Stated exercise:
Your task is to transcribe all of the data below exactly, omitting the images.

## start Dataset extract

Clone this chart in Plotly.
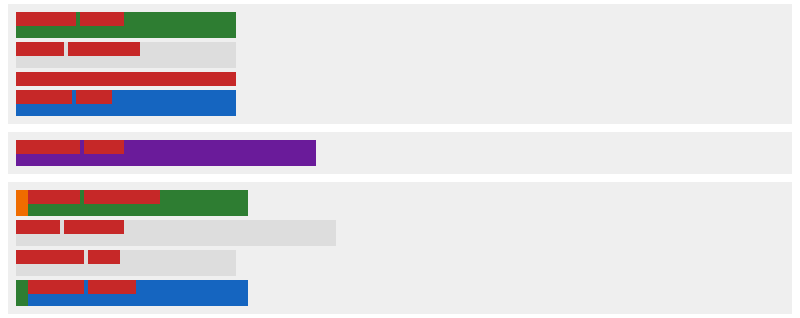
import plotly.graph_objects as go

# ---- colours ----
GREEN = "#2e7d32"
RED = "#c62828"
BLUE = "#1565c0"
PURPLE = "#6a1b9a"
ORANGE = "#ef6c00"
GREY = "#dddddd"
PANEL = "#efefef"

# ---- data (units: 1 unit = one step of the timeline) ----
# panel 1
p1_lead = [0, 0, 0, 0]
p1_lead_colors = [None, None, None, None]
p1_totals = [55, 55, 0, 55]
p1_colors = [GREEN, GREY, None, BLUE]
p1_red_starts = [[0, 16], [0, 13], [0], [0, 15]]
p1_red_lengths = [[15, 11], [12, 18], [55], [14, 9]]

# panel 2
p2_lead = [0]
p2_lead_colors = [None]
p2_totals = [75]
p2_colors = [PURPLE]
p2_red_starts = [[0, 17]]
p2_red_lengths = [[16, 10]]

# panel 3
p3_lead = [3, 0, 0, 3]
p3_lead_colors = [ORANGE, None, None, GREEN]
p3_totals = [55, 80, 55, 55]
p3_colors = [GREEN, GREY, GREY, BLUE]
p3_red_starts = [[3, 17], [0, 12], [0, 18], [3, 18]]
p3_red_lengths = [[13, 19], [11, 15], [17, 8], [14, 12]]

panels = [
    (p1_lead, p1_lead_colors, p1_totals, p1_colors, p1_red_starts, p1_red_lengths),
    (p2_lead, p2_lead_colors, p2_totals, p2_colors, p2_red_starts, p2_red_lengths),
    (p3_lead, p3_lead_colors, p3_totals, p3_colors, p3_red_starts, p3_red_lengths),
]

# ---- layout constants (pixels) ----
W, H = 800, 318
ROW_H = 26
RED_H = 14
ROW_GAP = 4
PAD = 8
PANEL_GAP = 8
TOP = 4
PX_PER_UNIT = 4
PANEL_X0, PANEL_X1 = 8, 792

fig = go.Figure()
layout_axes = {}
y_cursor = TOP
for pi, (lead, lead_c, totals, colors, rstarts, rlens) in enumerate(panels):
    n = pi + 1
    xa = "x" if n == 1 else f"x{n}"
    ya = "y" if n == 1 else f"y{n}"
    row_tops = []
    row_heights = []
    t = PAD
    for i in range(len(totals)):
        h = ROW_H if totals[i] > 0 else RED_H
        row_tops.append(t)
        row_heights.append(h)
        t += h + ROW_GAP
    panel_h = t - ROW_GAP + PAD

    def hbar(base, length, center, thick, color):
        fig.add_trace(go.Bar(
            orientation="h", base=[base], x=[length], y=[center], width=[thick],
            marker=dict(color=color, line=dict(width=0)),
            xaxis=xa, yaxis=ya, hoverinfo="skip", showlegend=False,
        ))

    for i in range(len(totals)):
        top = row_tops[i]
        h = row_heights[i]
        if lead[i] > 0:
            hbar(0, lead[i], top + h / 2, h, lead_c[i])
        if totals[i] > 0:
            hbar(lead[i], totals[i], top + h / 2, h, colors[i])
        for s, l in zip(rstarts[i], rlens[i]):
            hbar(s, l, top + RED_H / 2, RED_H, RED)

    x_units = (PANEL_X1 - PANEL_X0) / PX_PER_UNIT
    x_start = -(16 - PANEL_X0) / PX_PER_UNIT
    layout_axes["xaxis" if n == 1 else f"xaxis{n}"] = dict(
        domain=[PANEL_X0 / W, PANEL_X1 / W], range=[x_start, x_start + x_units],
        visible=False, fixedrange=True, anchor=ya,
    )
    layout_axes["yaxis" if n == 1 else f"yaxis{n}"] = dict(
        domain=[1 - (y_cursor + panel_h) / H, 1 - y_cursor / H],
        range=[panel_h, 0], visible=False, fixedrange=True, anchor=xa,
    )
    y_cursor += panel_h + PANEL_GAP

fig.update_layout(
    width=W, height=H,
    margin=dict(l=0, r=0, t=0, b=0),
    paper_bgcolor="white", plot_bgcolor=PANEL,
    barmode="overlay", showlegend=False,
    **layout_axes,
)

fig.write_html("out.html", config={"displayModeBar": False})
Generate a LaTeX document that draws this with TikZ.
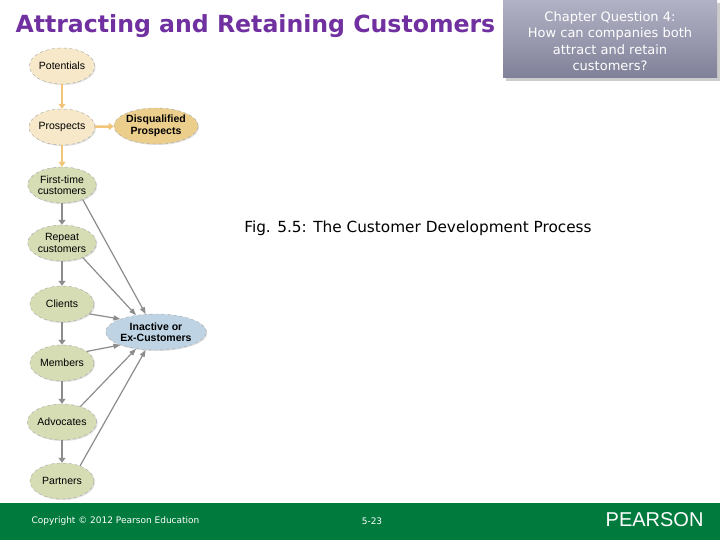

## end Dataset extract

Exercise output:
Clone this chart in Plotly.
import plotly.graph_objects as go

# ---- colours ----
GREEN = "#2e7d32"
RED = "#c62828"
BLUE = "#1565c0"
PURPLE = "#6a1b9a"
ORANGE = "#ef6c00"
GREY = "#dddddd"
PANEL = "#efefef"

# ---- data (units: 1 unit = one step of the timeline) ----
# panel 1
p1_lead = [0, 0, 0, 0]
p1_lead_colors = [None, None, None, None]
p1_totals = [55, 55, 0, 55]
p1_colors = [GREEN, GREY, None, BLUE]
p1_red_starts = [[0, 16], [0, 13], [0], [0, 15]]
p1_red_lengths = [[15, 11], [12, 18], [55], [14, 9]]

# panel 2
p2_lead = [0]
p2_lead_colors = [None]
p2_totals = [75]
p2_colors = [PURPLE]
p2_red_starts = [[0, 17]]
p2_red_lengths = [[16, 10]]

# panel 3
p3_lead = [3, 0, 0, 3]
p3_lead_colors = [ORANGE, None, None, GREEN]
p3_totals = [55, 80, 55, 55]
p3_colors = [GREEN, GREY, GREY, BLUE]
p3_red_starts = [[3, 17], [0, 12], [0, 18], [3, 18]]
p3_red_lengths = [[13, 19], [11, 15], [17, 8], [14, 12]]

panels = [
    (p1_lead, p1_lead_colors, p1_totals, p1_colors, p1_red_starts, p1_red_lengths),
    (p2_lead, p2_lead_colors, p2_totals, p2_colors, p2_red_starts, p2_red_lengths),
    (p3_lead, p3_lead_colors, p3_totals, p3_colors, p3_red_starts, p3_red_lengths),
]

# ---- layout constants (pixels) ----
W, H = 800, 318
ROW_H = 26
RED_H = 14
ROW_GAP = 4
PAD = 8
PANEL_GAP = 8
TOP = 4
PX_PER_UNIT = 4
PANEL_X0, PANEL_X1 = 8, 792

fig = go.Figure()
layout_axes = {}
y_cursor = TOP
for pi, (lead, lead_c, totals, colors, rstarts, rlens) in enumerate(panels):
    n = pi + 1
    xa = "x" if n == 1 else f"x{n}"
    ya = "y" if n == 1 else f"y{n}"
    row_tops = []
    row_heights = []
    t = PAD
    for i in range(len(totals)):
        h = ROW_H if totals[i] > 0 else RED_H
        row_tops.append(t)
        row_heights.append(h)
        t += h + ROW_GAP
    panel_h = t - ROW_GAP + PAD

    def hbar(base, length, center, thick, color):
        fig.add_trace(go.Bar(
            orientation="h", base=[base], x=[length], y=[center], width=[thick],
            marker=dict(color=color, line=dict(width=0)),
            xaxis=xa, yaxis=ya, hoverinfo="skip", showlegend=False,
        ))

    for i in range(len(totals)):
        top = row_tops[i]
        h = row_heights[i]
        if lead[i] > 0:
            hbar(0, lead[i], top + h / 2, h, lead_c[i])
        if totals[i] > 0:
            hbar(lead[i], totals[i], top + h / 2, h, colors[i])
        for s, l in zip(rstarts[i], rlens[i]):
            hbar(s, l, top + RED_H / 2, RED_H, RED)

    x_units = (PANEL_X1 - PANEL_X0) / PX_PER_UNIT
    x_start = -(16 - PANEL_X0) / PX_PER_UNIT
    layout_axes["xaxis" if n == 1 else f"xaxis{n}"] = dict(
        domain=[PANEL_X0 / W, PANEL_X1 / W], range=[x_start, x_start + x_units],
        visible=False, fixedrange=True, anchor=ya,
    )
    layout_axes["yaxis" if n == 1 else f"yaxis{n}"] = dict(
        domain=[1 - (y_cursor + panel_h) / H, 1 - y_cursor / H],
        range=[panel_h, 0], visible=False, fixedrange=True, anchor=xa,
    )
    y_cursor += panel_h + PANEL_GAP

fig.update_layout(
    width=W, height=H,
    margin=dict(l=0, r=0, t=0, b=0),
    paper_bgcolor="white", plot_bgcolor=PANEL,
    barmode="overlay", showlegend=False,
    **layout_axes,
)

fig.write_html("out.html", config={"displayModeBar": False})
Generate a LaTeX document that draws this with TikZ.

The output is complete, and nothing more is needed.